5'inci Sınırsız Dostluk Yarı Maratonu'nu bin bir güçlükle gerçekleştirdiklerini açıklayan Akdağ; 'Hâlâ birçok yere borcumuz var. Bu konuda kimseyi mağdur etmeyiz, bir şekilde ödeyeceğiz. Ama hayatta bir şeyi yapmak ister, bir duruş sergiler ve doğru bildiğiniz yolda giderseniz bir bedeli vardır. Bunun, bizim açımızdan bedeli; yorulmak, zaman zaman hayal kırıklıkları, sponsorluk görüşmelerinde yaşadığımız olumsuzluklardır. Biz, bu yolda, bunları bilerek 5'incisine geldiğimiz bu organizasyonu yine yapmak istiyoruz. Bu süreçte şehirde küçük destekler de aldık. Üzerimizde ciddi anlamda bir yük vardı. Son düzlükte vali bey ve belediyemiz katkı sağladılar. Bu organizasyonu da bir şekilde Edirne'mize yakışır şekilde yaptık. O gün kimse para ödülünü almadan gitmedi. Birçok organizasyondan çok daha iyi sporcu kitlerimiz vardı. Paramız yoktu ama kaliteli bir iş çıkarmaya çalıştık. Buna gölge düşüren tek şey, 2 atletin tavrı oldu. Bunlar da hiç önemli değil. Herkes kendine yakışanı yapıyor. Yapmış olmaları da onların sorunudur.  Bizim organizasyonumuzun, böyle kişilerle anılıyor olması üzücüdür. Dünya çapında, bin bir güçlükle bir etkinlik düzenliyorsunuz ve birisi 30 saniyelik bir şov ile emeğinizi çalmaya çalışıyor. Gerçekten sporcuysa bunları yapmaması gerektiğini düşünüyorum.
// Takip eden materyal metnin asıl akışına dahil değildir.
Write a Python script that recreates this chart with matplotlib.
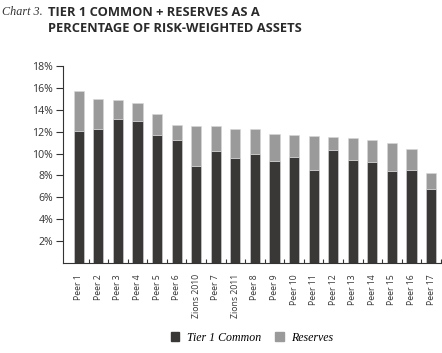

Demek ki zeki, çevik olmak kadar ahlaklı olmak da bu işte önemlidir' ifadelerine yer verdi.

'Hak yenmesine müsaade etmeyiz'

21 kilometre parkurunda hiçbir sorunun yaşanmadığını da açıklayan Akdağ; 'Çünkü tüm atletler profesyonel insanlardı. 10 kilometredeki dönüş noktasında birçok insan, hakemlere kulaklarını tıkadı. Maratonun parkurunda ortada bir taş yol, yaya yolu, yeşil alan ve bisiklet yolu var. Sporcuya kolay geldiği için bisiklet yolundan koşuyor. Çoğunun kulağında kulaklık var. Hakem uyarmakla görevlidir. Hiçbir zaman gidip çevirmez. O noktadaki hakemlerin hepsiyle yüz yüze görüştüm. Özellikle milli atlet Elif Mert'e 5-6 defa bağırdığını, dönüp baktığını ve ona rağmen devam ettiğini söylediler. Bunu kamuoyunun takdirine bırakıyorum. Bitiş noktasında da birkaç kişiyle tartıştığını gözlemledik. Halının üzerine bastığını bizzat söylerken, '˜Halının üzerinden lütfen inin. Manyetik bir halıdır' dememe rağmen halının üzerinden inmeyeceğini söyledi. Orada başkalarıyla da tartıştığını biliyoruz. Bunları da kimsenin kafasında soru işareti kalmasın diye söylüyorum. Organizasyon sahibi olarak kimsenin hakkının yenmesine müsaade etmeyiz. Biz müsaade etsek bile federasyon gözlemcisi ve hakem komitesi müsaade etmez. Olumsuzluklar olmuştur ama nedenleri, niçinleri bazen kişilerde gizlidir. Kamuoyunun yeterince aydınlandığını düşünüyorum' dedi. Akdağ, açıklamalarının sonunda 2020 yılında Sınırsız Dostluk Yarı Maratonu'nun 6'ncısını gerçekleştirmek istediklerini de ifade etti.